I can see why people might prefer things the way they are but it doesn’t get round a current anomaly. The vocal competitions are very popular in the opera forum, but when we are comparing performances of a song or an aria from a choral work, those, by rights should be in the vocal forum. Unfortunately the majority of people using the opera forum don’t check out the vocal forum or aren’t even aware of it. Even I tend to forget about it because it can go for days, maybe even weeks, with no traffic at all. I think it would get more traffic if it were in the opera forum, or was maybe another sub forum in the opera forum. 

As I said, I’m a member of another forum which groups all vocal music together. It seems to work quite well. A quick glance at the first page reveals threads on Wagner operas and Bach’s choral works. It isn’t difficult to see which one you want.


----------



## BBSVK (10 mo ago)

One possibility I thought of - I could create an allert thread here in the Vocal forum, and let people know, when there is a song contest in the Opera forum.
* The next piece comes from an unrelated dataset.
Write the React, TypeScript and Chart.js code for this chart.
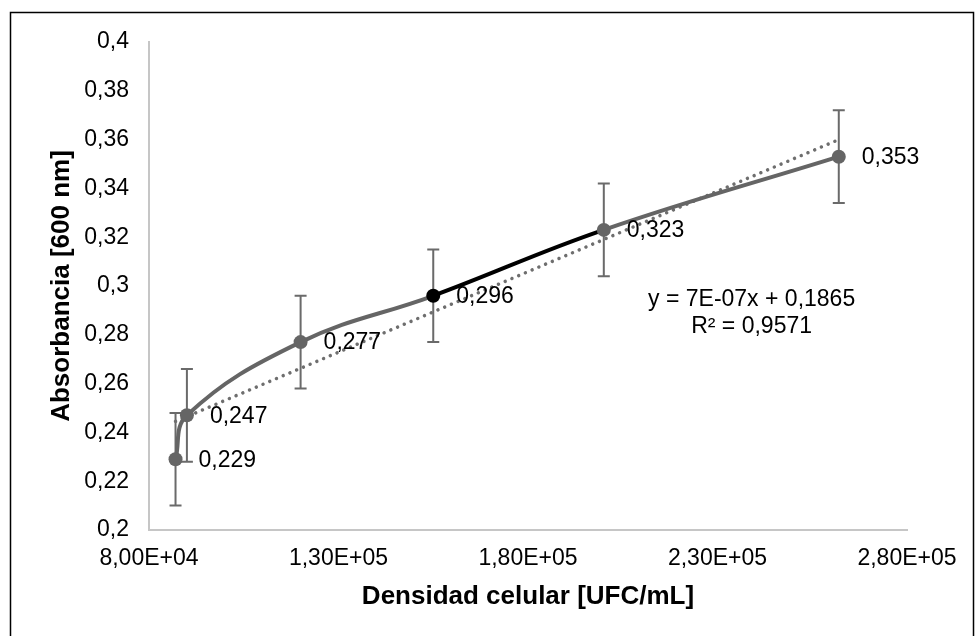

It may sound weird, but it bothers me less than regularly checking the Vocal forum if our contests are there.


----------



## BBSVK (10 mo ago)

But, OK, it would be impractical if it is only me doing this forever. I might have some times off this website later, or lose interest alltogether, however unlikely it sounds now.


----------



## hammeredklavier (Feb 18, 2018)

At least the religious music forum should be merged with the vocal music forum. Since both are pretty much dead.


----------



## Art Rock (Nov 28, 2009)

See the link in the first post for the outcome.


----------